Consider if instead of it being about feeling like you don’t look good, where are you feeling self-doubt about yourself in some other aspect of your life?
As a new business owner, I worried about my appearance a lot at first, especially because I wanted people to look at me and think I looked qualified and trustworthy. I had a coach point out my thinking was along the lines of, “My body is my billboard.” Just hearing that truth helped me move away from that harmful thinking. It starts with recognition.
We may have been socialized and programmed to believe that thinner is better but we don’t have to buy into that thinking after we realize it didn’t come from us, it’s just been handed down without question.

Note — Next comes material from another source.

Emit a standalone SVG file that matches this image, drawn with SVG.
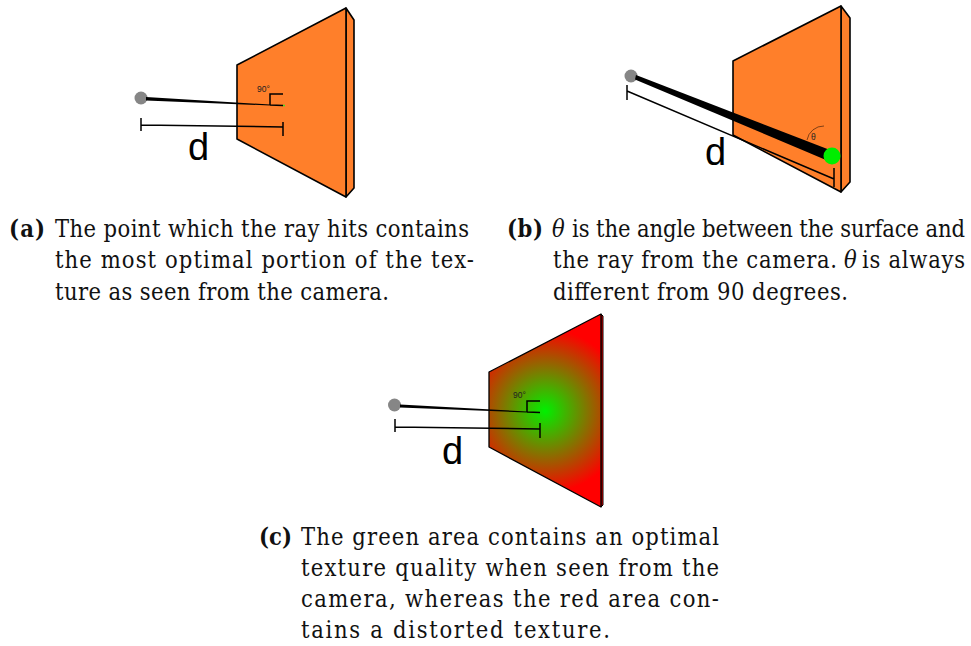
<svg xmlns="http://www.w3.org/2000/svg" width="971" height="646" viewBox="0 0 971 646">
<style>
.o{stroke:#000;stroke-width:1.6;stroke-linejoin:round;fill:#ff7f2a}
.k{stroke:#000;fill:none}
.cam{fill:#868686}
.d{font-family:"Liberation Sans",Arial,sans-serif;font-size:38px;fill:#000}
.s{font-family:"Liberation Sans",Arial,sans-serif;font-size:8.5px;fill:#222}
.t{font-family:"DejaVu Serif Condensed","DejaVu Serif",serif;font-size:23.5px;fill:#111}
.b{font-weight:bold}
.i{font-style:italic}
</style>
<defs>
<radialGradient id="rg" gradientUnits="userSpaceOnUse" cx="545" cy="411" r="82">
<stop offset="0" stop-color="#00f000"/><stop offset="1" stop-color="#ff0000"/>
</radialGradient>
</defs>
<g id="panel-a">
<path class="o" d="M346 8L354 20V188L346 197Z"/>
<path class="o" d="M237 65L346 8V197L237 139Z"/>
<circle class="cam" cx="141" cy="98" r="6.500"/>
<path fill="#000" d="M146 97L146 100.500L270 105.500L270 104.500Z"/>
<path class="k" stroke-width="1.500" d="M270 105V94H283M270 105L283 105.500M141 118V131M141 125L283 127M283 122V136"/>
<circle cx="284" cy="105.500" r="1" fill="#3ce02a"/>
<text class="s" x="257" y="92">90°</text>
<text class="d" x="188" y="160">d</text>
</g>
<g id="panel-b">
<path class="o" d="M841 6L850 18V182L841 192Z"/>
<path class="o" d="M733 61L841 6V192L733 135Z"/>
<circle class="cam" cx="631" cy="76" r="6.500"/>
<path fill="#000" d="M636 75L635 79.500L826 160L830 150Z"/>
<path class="k" stroke-width="1.500" d="M627 85V100M627 91L834 179M834 168V187"/>
<path class="k" stroke-width="0.500" d="M807 140A17 17 0 0 1 824 126"/>
<circle cx="832" cy="156" r="8.500" fill="#00ee00"/>
<text class="s" x="811" y="140">θ</text>
<text class="d" x="705" y="165">d</text>
</g>
<g id="panel-c">
<path d="M601 314L603 316V505L601 507Z" fill="#f00" stroke="#000" stroke-width="1"/>
<path d="M489 372L601 314V507L489 447Z" fill="url(#rg)" stroke="#000" stroke-width="1.300" stroke-linejoin="round"/>
<circle class="cam" cx="394.500" cy="405" r="6.500"/>
<path fill="#000" d="M400 404.500V407.500L527 412.500V411.500Z"/>
<path class="k" stroke-width="1.500" d="M527 412V401H540M527 412L540 412.500M395 419V432M395 427L540 429M540 423V438"/>
<text class="s" x="513" y="398">90°</text>
<text class="d" x="442" y="464">d</text>
</g>
<g id="captions">
<text class="t b" x="9" y="237" textLength="36">(a)</text>
<text class="t" x="55" y="237" textLength="414">The point which the ray hits contains</text>
<text class="t" x="55" y="268" textLength="419">the most optimal portion of the tex-</text>
<text class="t" x="55" y="300" textLength="334">ture as seen from the camera.</text>
<text class="t b" x="507" y="237" textLength="36">(b)</text>
<text class="t i" x="552" y="237">θ</text>
<text class="t" x="572" y="237" textLength="393">is the angle between the surface and</text>
<text class="t" x="553" y="268" textLength="284">the ray from the camera.</text>
<text class="t i" x="844" y="268">θ</text>
<text class="t" x="862" y="268" textLength="103">is always</text>
<text class="t" x="553" y="300" textLength="295">different from 90 degrees.</text>
<text class="t b" x="259" y="545" textLength="33">(c)</text>
<text class="t" x="301" y="545" textLength="418">The green area contains an optimal</text>
<text class="t" x="301" y="576" textLength="418">texture quality when seen from the</text>
<text class="t" x="301" y="607" textLength="418">camera, whereas the red area con-</text>
<text class="t" x="301" y="638" textLength="309">tains a distorted texture.</text>
</g>
</svg>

Practical tips for feeling great in your clothes
In addition to my perspective shifts, I also want to share some practical tips and perspectives that have helped me get to a place of feeling not only secure but like I feel great in whatever I’m wearing.
Buy clothes that fit.
You can instantly improve how comfortable you feel in your clothes by buying clothes that fit. When I started Intuitive Eating, I gained some weight. I was working with a coach at the time who helped me to get through this period mentally. But also, I didn’t hesitate to buy new clothes. I always had a pair of pants, or shorts that felt good on me. This included panties and undies. I didn’t spend a fortune, but I knew if there was pinching, and squeezing for too long, I would feel worse about my body than when there wasn’t a constant physical reminder of my flesh against my clothes.
Another level of “fit,” is wearing clothes that fit your personality or feel like you can express yourself through your clothes.
Let go of “thin clothes.”
Give away clothes that no longer fit instead of keeping them as “motivation.” These clothes are not sitting in the back of my closet as my pair of “thin jeans,” waiting for me to lose weight again. As I outgrew items, I gave them away.
Try on new clothes mindfully.
If you’ve gained weight, the key to buying new clothes without destroying your confidence is not looking in the mirror when you try on clothes at the store. Face away from the mirror with your finds until something you put on feels good, then turn around and see what it looks like. Buying bigger pants can just be buying bigger pants and not a critique of your beauty or worthiness as a person.
Remember, true confidence radiates from within. It's not about meeting an ideal set by others, but about aligning with your authentic self. When you feel genuinely comfortable in your own skin, that confidence will shine through in whatever you wear.
This journey isn't always easy, and it's okay to have ups and downs. Be patient with yourself as you unlearn harmful beliefs and embrace your inherent worth. You deserve to feel amazing in your body and your clothes, exactly as you are right now.